Data ::
◆ ◆ ◆

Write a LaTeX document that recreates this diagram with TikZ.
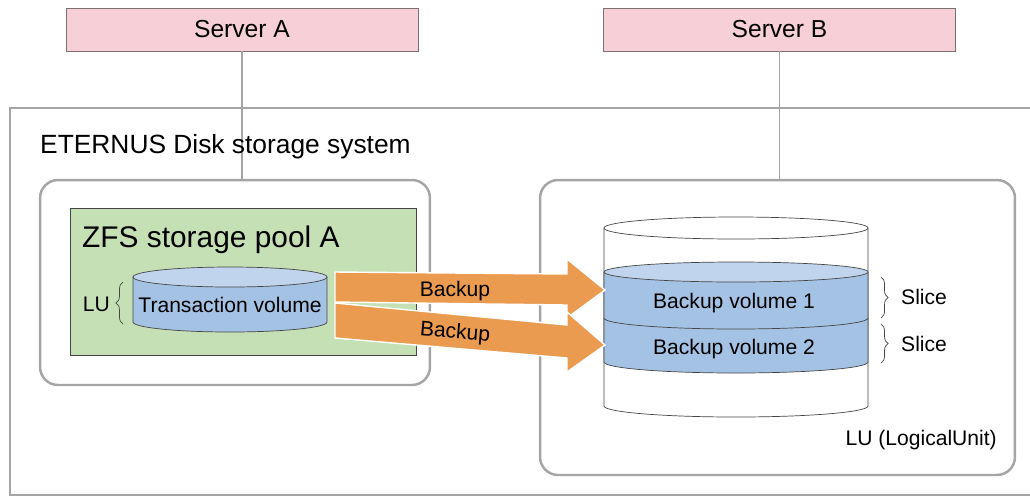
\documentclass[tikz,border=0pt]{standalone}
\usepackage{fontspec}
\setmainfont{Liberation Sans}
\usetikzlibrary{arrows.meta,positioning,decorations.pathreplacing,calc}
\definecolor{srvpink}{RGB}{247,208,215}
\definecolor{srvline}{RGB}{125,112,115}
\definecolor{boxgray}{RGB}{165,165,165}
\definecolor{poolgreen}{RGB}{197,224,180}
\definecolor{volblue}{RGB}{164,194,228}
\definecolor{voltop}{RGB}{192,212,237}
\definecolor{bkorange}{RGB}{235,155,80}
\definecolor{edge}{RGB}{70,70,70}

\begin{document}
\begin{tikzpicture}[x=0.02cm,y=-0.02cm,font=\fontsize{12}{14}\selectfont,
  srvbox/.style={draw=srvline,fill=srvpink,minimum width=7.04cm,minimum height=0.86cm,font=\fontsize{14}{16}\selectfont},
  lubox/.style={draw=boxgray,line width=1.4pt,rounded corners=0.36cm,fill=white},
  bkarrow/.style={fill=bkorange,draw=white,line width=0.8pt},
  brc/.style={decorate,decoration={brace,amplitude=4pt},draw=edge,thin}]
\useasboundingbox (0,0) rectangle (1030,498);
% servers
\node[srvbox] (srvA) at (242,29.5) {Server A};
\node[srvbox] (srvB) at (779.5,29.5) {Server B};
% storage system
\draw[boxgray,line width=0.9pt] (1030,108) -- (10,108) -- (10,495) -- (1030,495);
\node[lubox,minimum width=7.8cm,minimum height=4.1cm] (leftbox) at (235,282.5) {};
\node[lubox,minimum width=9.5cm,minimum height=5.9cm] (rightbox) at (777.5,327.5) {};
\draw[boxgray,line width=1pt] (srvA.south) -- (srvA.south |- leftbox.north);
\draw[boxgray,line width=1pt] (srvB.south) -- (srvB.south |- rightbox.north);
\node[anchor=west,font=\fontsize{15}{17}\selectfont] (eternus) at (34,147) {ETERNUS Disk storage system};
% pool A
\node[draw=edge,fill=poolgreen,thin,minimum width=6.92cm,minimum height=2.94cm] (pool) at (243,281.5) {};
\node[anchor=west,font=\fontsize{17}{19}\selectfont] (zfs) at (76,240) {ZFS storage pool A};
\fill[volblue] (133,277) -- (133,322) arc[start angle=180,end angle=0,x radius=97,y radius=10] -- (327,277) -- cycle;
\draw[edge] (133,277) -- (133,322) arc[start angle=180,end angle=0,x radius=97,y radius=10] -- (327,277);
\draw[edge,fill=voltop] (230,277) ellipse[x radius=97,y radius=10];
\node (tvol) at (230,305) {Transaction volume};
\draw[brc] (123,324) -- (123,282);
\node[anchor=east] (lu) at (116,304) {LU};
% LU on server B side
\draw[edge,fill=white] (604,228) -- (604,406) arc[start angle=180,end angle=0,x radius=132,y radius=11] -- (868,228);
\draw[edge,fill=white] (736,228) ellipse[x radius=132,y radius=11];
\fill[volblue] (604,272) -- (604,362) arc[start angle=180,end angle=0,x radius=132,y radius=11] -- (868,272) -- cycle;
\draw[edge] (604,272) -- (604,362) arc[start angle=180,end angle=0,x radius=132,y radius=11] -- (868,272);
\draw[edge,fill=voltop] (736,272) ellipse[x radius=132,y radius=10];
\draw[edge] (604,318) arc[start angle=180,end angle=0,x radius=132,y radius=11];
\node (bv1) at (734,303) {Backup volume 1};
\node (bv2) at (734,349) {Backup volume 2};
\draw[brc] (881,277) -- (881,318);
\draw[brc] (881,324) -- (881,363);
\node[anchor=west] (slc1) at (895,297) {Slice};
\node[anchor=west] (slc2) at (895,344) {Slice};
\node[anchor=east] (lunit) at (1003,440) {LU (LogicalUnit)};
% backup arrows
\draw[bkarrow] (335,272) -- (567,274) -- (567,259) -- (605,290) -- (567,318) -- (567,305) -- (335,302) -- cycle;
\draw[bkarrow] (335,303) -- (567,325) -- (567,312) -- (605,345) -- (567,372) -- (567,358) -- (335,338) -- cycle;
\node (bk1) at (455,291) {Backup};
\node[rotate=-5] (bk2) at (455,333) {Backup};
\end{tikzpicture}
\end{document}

◆ ◆ ◆

Task details :: Do not include the images; transcribe the rest of the listing exactly.

Output of the exercise ::
Write a LaTeX document that recreates this diagram with TikZ.
\documentclass[tikz,border=0pt]{standalone}
\usepackage{fontspec}
\setmainfont{Liberation Sans}
\usetikzlibrary{arrows.meta,positioning,decorations.pathreplacing,calc}
\definecolor{srvpink}{RGB}{247,208,215}
\definecolor{srvline}{RGB}{125,112,115}
\definecolor{boxgray}{RGB}{165,165,165}
\definecolor{poolgreen}{RGB}{197,224,180}
\definecolor{volblue}{RGB}{164,194,228}
\definecolor{voltop}{RGB}{192,212,237}
\definecolor{bkorange}{RGB}{235,155,80}
\definecolor{edge}{RGB}{70,70,70}

\begin{document}
\begin{tikzpicture}[x=0.02cm,y=-0.02cm,font=\fontsize{12}{14}\selectfont,
  srvbox/.style={draw=srvline,fill=srvpink,minimum width=7.04cm,minimum height=0.86cm,font=\fontsize{14}{16}\selectfont},
  lubox/.style={draw=boxgray,line width=1.4pt,rounded corners=0.36cm,fill=white},
  bkarrow/.style={fill=bkorange,draw=white,line width=0.8pt},
  brc/.style={decorate,decoration={brace,amplitude=4pt},draw=edge,thin}]
\useasboundingbox (0,0) rectangle (1030,498);
% servers
\node[srvbox] (srvA) at (242,29.5) {Server A};
\node[srvbox] (srvB) at (779.5,29.5) {Server B};
% storage system
\draw[boxgray,line width=0.9pt] (1030,108) -- (10,108) -- (10,495) -- (1030,495);
\node[lubox,minimum width=7.8cm,minimum height=4.1cm] (leftbox) at (235,282.5) {};
\node[lubox,minimum width=9.5cm,minimum height=5.9cm] (rightbox) at (777.5,327.5) {};
\draw[boxgray,line width=1pt] (srvA.south) -- (srvA.south |- leftbox.north);
\draw[boxgray,line width=1pt] (srvB.south) -- (srvB.south |- rightbox.north);
\node[anchor=west,font=\fontsize{15}{17}\selectfont] (eternus) at (34,147) {ETERNUS Disk storage system};
% pool A
\node[draw=edge,fill=poolgreen,thin,minimum width=6.92cm,minimum height=2.94cm] (pool) at (243,281.5) {};
\node[anchor=west,font=\fontsize{17}{19}\selectfont] (zfs) at (76,240) {ZFS storage pool A};
\fill[volblue] (133,277) -- (133,322) arc[start angle=180,end angle=0,x radius=97,y radius=10] -- (327,277) -- cycle;
\draw[edge] (133,277) -- (133,322) arc[start angle=180,end angle=0,x radius=97,y radius=10] -- (327,277);
\draw[edge,fill=voltop] (230,277) ellipse[x radius=97,y radius=10];
\node (tvol) at (230,305) {Transaction volume};
\draw[brc] (123,324) -- (123,282);
\node[anchor=east] (lu) at (116,304) {LU};
% LU on server B side
\draw[edge,fill=white] (604,228) -- (604,406) arc[start angle=180,end angle=0,x radius=132,y radius=11] -- (868,228);
\draw[edge,fill=white] (736,228) ellipse[x radius=132,y radius=11];
\fill[volblue] (604,272) -- (604,362) arc[start angle=180,end angle=0,x radius=132,y radius=11] -- (868,272) -- cycle;
\draw[edge] (604,272) -- (604,362) arc[start angle=180,end angle=0,x radius=132,y radius=11] -- (868,272);
\draw[edge,fill=voltop] (736,272) ellipse[x radius=132,y radius=10];
\draw[edge] (604,318) arc[start angle=180,end angle=0,x radius=132,y radius=11];
\node (bv1) at (734,303) {Backup volume 1};
\node (bv2) at (734,349) {Backup volume 2};
\draw[brc] (881,277) -- (881,318);
\draw[brc] (881,324) -- (881,363);
\node[anchor=west] (slc1) at (895,297) {Slice};
\node[anchor=west] (slc2) at (895,344) {Slice};
\node[anchor=east] (lunit) at (1003,440) {LU (LogicalUnit)};
% backup arrows
\draw[bkarrow] (335,272) -- (567,274) -- (567,259) -- (605,290) -- (567,318) -- (567,305) -- (335,302) -- cycle;
\draw[bkarrow] (335,303) -- (567,325) -- (567,312) -- (605,345) -- (567,372) -- (567,358) -- (335,338) -- cycle;
\node (bk1) at (455,291) {Backup};
\node[rotate=-5] (bk2) at (455,333) {Backup};
\end{tikzpicture}
\end{document}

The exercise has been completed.